I like my privacy. I like feeling sheltered within my own room. In fact I like it so much I don't often invite guests. I like to sleep, leave my cellphone on silent mode, disconnect from the outer world, clearing the cache of my mind. Palestinians who go through night raids are being deprived from their privacy, denied sleep. I like, once in a while, when I have money, to travel to other places, visit other cities or villages, just because new sights are refreshing. Palestinians in the west bank & Gaza need permits that aren't easy to acquire, and quite often they are postponed in checkpoints for long hours, denied of the right to manage their own time, denied of the right to see their relatives whenever they like,Get medical treatment, go to their studies at the universities that accepted them.
I enjoy civil court system while in the west bank, the Palestinians are subjected to martial law, and there are more, so much more privileges I, as an Israeli Jewish woman enjoy, that Palestinians don't have, and those privileges make true solidarity between them impossible, because someone being so well fed cab not "understand" the suffering of a hungry person, and besides , the only suffering I can understand is my own. What other people go through, I can just imagine.
I wish I could say, there you can have my privileges,
I don't need them, but what good will it do? I can not give my privileges, i can't pass them to another person, hand them out.
Unfortunately, suffering isn't unique phenomena that only applies to one kind of people. Suffering can't be compared, or relative. There are no arbitrary quantities of suffering. Suffering can be collective or individual.

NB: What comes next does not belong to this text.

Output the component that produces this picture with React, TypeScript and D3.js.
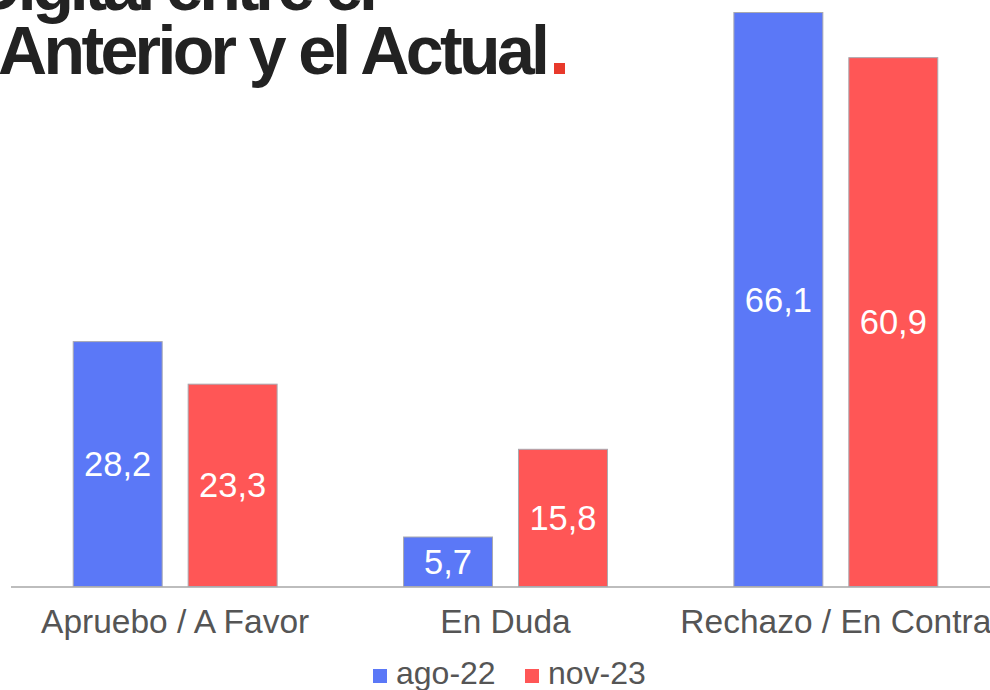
import React from "react";
import * as d3 from "d3";

const categories = ["Apruebo / A Favor", "En Duda", "Rechazo / En Contra"];
const seriesNames = ["ago-22", "nov-23"];
const ago22 = [28.2, 5.7, 66.1];
const nov23 = [23.3, 15.8, 60.9];
const seriesValues = [ago22, nov23];
const titleLine1 = "Digital entre el";
const titleLine2 = "Anterior y el Actual";

const W = 990;
const H = 690;
const colors = ["#5B78F7", "#FF5656"];
const FONT = "'Liberation Sans', Arial, Helvetica, sans-serif";

const locale = d3.formatLocale({ decimal: ",", thousands: ".", grouping: [3], currency: ["", ""] });
const fmt = locale.format(".1f");

export default function App() {
  const baseY = 586.5;
  const x0 = d3.scaleBand<string>().domain(categories).range([10, 1001]).paddingInner(0).paddingOuter(0);
  const x1 = d3
    .scaleBand<string>()
    .domain(seriesNames)
    .range([0, x0.bandwidth()])
    .paddingInner(0.226)
    .paddingOuter(0.55);
  const y = d3.scaleLinear().domain([0, 66.1]).range([baseY, 12.5]);

  return (
    <svg
      width={W}
      height={H}
      viewBox={`0 0 ${W} ${H}`}
      style={{ position: "absolute", left: 0, top: 0, background: "#fff", fontFamily: FONT }}
    >
      <rect x={0} y={0} width={W} height={H} fill="#fff" />
      {/* Title */}
      <text x={-27} y={10} fontSize={68} fontWeight={700} fill="#222" textLength={405} lengthAdjust="spacing">
        {titleLine1}
      </text>
      <text x={-2} y={74} fontSize={68} fontWeight={700} fill="#222" textLength={552} lengthAdjust="spacing">
        {titleLine2}
      </text>
      <rect x={554} y={63} width={11} height={11} fill="#E8392B" />

      {/* Baseline */}
      <line x1={11} x2={W} y1={baseY + 0.5} y2={baseY + 0.5} stroke="#bdbdbd" strokeWidth={2} />

      {/* Bars */}
      {categories.map((c, ci) => (
        <g key={c} transform={`translate(${x0(c)},0)`}>
          {seriesNames.map((s, si) => {
            const v = seriesValues[si][ci];
            const bx = x1(s) as number;
            const bw = x1.bandwidth();
            const top = y(v);
            return (
              <g key={s}>
                <rect
                  x={bx}
                  y={top}
                  width={bw}
                  height={baseY - top}
                  fill={colors[si]}
                  stroke="#a9a9b0"
                  strokeWidth={1}
                />
                <text
                  x={bx + bw / 2}
                  y={(top + baseY) / 2}
                  textAnchor="middle"
                  dominantBaseline="central"
                  fontSize={34.5}
                  fill="#fff"
                >
                  {fmt(v)}
                </text>
              </g>
            );
          })}
        </g>
      ))}

      {/* Category labels */}
      {categories.map((c) => (
        <text
          key={c}
          x={(x0(c) as number) + x0.bandwidth() / 2}
          y={633}
          textAnchor="middle"
          fontSize={33.5}
          fill="#555"
        >
          {c}
        </text>
      ))}

      {/* Legend */}
      {seriesNames.map((s, i) => {
        const lx = i === 0 ? 373 : 525;
        return (
          <g key={s}>
            <rect x={lx} y={669} width={14} height={14} fill={colors[i]} />
            <text x={lx + 23} y={684} fontSize={32} fill="#555">
              {s}
            </text>
          </g>
        );
      })}
    </svg>
  );
}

As a privileged individual, I suffer alienation from the society I live in, that is racist & intolerant from basis.I suffer detachment from families & friends who won't accept my views, I suffer clinic depression & the stigma & prejudices related to it. I suffer my own over sensitivity that makes me kind of obsessed with anything related to human rights. I suffer my inability to disconnect, venting, relaxing because this is how life here is all about: something bad is always happening.I suffer having my own limits, of not being able to do everything I can and I suffer the guilt and shame for what my own people are doing as occupiers.
I am not asking for compassion. I think it is my own suffering that is motivating me to do whatever I can to be in solidarity with other people who are suffering, because solidarity is empowering for both sides.

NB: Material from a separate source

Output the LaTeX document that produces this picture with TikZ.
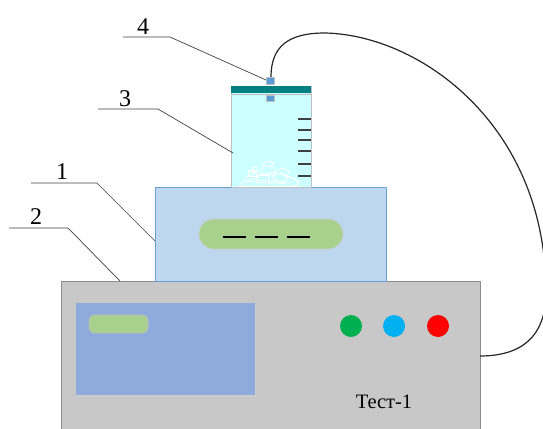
\documentclass[tikz,border=0pt]{standalone}
\usepackage{fontspec}
\setmainfont{Liberation Serif}
\definecolor{basegray}{HTML}{C8C8C8}
\definecolor{baseedge}{HTML}{8C8C8C}
\definecolor{panelblue}{HTML}{8FAADC}
\definecolor{displaygreen}{HTML}{A9D18E}
\definecolor{stirblue}{HTML}{BDD7EE}
\definecolor{stiredge}{HTML}{6A9FD4}
\definecolor{glasscyan}{HTML}{CCFFFF}
\definecolor{lidteal}{HTML}{008080}
\definecolor{sensorblue}{HTML}{5B9BD5}
\definecolor{btngreen}{HTML}{00B050}
\definecolor{btnblue}{HTML}{00B0F0}
\definecolor{btnred}{HTML}{FF0000}
\tikzset{
  leader/.style={draw=black!75, line width=0.7pt},
  digit/.style={inner sep=0pt, font=\fontsize{24}{28}\selectfont},
  tick/.style={draw=black!75, line width=1.6pt},
  crystal/.style={draw=white, line width=0.8pt},
  cable/.style={draw=black!85, line width=1.2pt}
}
\begin{document}
\begin{tikzpicture}[x=1pt,y=-1pt,line join=round]
\useasboundingbox (0,0) rectangle (543,428);
\clip (0,0) rectangle (543,428);

% base unit (2)
\fill[basegray] (61,281) rectangle (480,432);
\draw[baseedge, line width=0.9pt] (61,432) -- (61,281) -- (480,281) -- (480,432);
\coordinate (basetop) at (120,281);
\coordinate (baseright) at (480,356);

% front display panel
\fill[black!20] (77,304) rectangle (256,397);
\fill[panelblue] (76,303) rectangle (255,395);
\draw[fill=displaygreen, draw=black!25, line width=0.6pt, rounded corners=5pt] (89,315) rectangle (148,333);

% buttons
\fill[btngreen] (351,326) circle (11);
\fill[btnblue] (394,326) circle (11);
\fill[btnred] (438,326) circle (11);

\node (name) at (384,402) {\fontsize{20.5}{24}\selectfont Тест-1};

% magnetic stirrer (1)
\draw[fill=stirblue, draw=stiredge, line width=0.8pt] (155,187) rectangle (386,281);
\coordinate (stirleft) at (155,241);
\draw[fill=displaygreen, draw=black!20, line width=0.6pt, rounded corners=15pt] (199,219) rectangle (343,249);
\foreach \a/\b in {223/246, 255/278, 287/310}
  \draw[black, line width=1.6pt] (\a,237) -- (\b,237);

% beaker (3)
\draw[fill=glasscyan, draw=black!25, line width=1pt] (231,86) rectangle (311,187);
\fill[lidteal] (231,86) rectangle (311,93);
\draw[black!25, line width=1pt] (231,94) -- (311,94);
\coordinate (beakerleft) at (233,153);
\foreach \y in {119,130,140,151,164,176}
  \draw[tick] (298,\y) -- (311,\y);

% crystals at the bottom
\draw[crystal] (240,185) .. controls (244,178) and (252,182) .. (258,177) .. controls (262,172) and (270,176) .. (276,173) .. controls (283,171) and (288,178) .. (296,180) .. controls (300,182) and (298,186) .. (292,185);
\draw[crystal] (250,172) -- (262,170) -- (264,166) -- (274,167) -- (276,172) -- (266,174) -- cycle;
\draw[crystal] (246,183) .. controls (252,179) and (262,186) .. (270,181) .. controls (276,178) and (284,186) .. (291,182);
\draw[crystal] (256,180) rectangle (268,175);
\draw[crystal] (272,176) .. controls (278,172) and (286,174) .. (288,179) .. controls (284,183) and (276,182) .. (272,176);
\draw[crystal] (262,165) -- (268,161) -- (274,163) -- (270,167);
\draw[crystal] (244,180) .. controls (248,174) and (254,176) .. (256,172) -- (252,168) -- (258,166);
\draw[crystal] (278,170) -- (284,168) -- (290,172) -- (286,176) -- (294,178) -- (300,183);
\draw[crystal] (248,176) rectangle (256,170);
\draw[crystal] (268,184) .. controls (274,180) and (280,186) .. (286,182);
\draw[crystal] (238,186) -- (300,186);

% sensor (4)
\draw[fill=sensorblue, draw=black!25, line width=0.5pt] (266,77) rectangle (274,84);
\draw[fill=sensorblue, draw=black!25, line width=0.5pt] (266,95) rectangle (274,101);
\coordinate (sensor) at (266,80);
\coordinate (plug) at (271,77);

% cable from sensor to base unit
\draw[cable] (plug) .. controls (271,45) and (290,33) .. (325,33)
  .. controls (420,35) and (546,125) .. (546,292)
  .. controls (546,338) and (520,356) .. (baseright);

% numbered leaders
\node[digit] (n4) at (143,27) {4};
\draw[leader] (123,37) -- (170,37) -- (sensor);
\node[digit] (n3) at (125,99) {3};
\draw[leader] (98,109) -- (158,109) -- (beakerleft);
\node[digit] (n1) at (62,172) {1};
\draw[leader] (31,183) -- (97,183) -- (stirleft);
\node[digit] (n2) at (36,217) {2};
\draw[leader] (9,228) -- (68,228) -- (basetop);
\end{tikzpicture}
\end{document}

I am not asking for compassion and I don't want anyone to feel sorry for me: all I am asking is for people to understand that I do what I can, and even as a privileged one, I have my own limits & inabilities to fight against, I keep asking myself : am I doing my best? Is there more I could do? and I don't always know what is the most effective tactic to adopt.
But I try, and in every day, I hope I can do better. With all my heart, I do.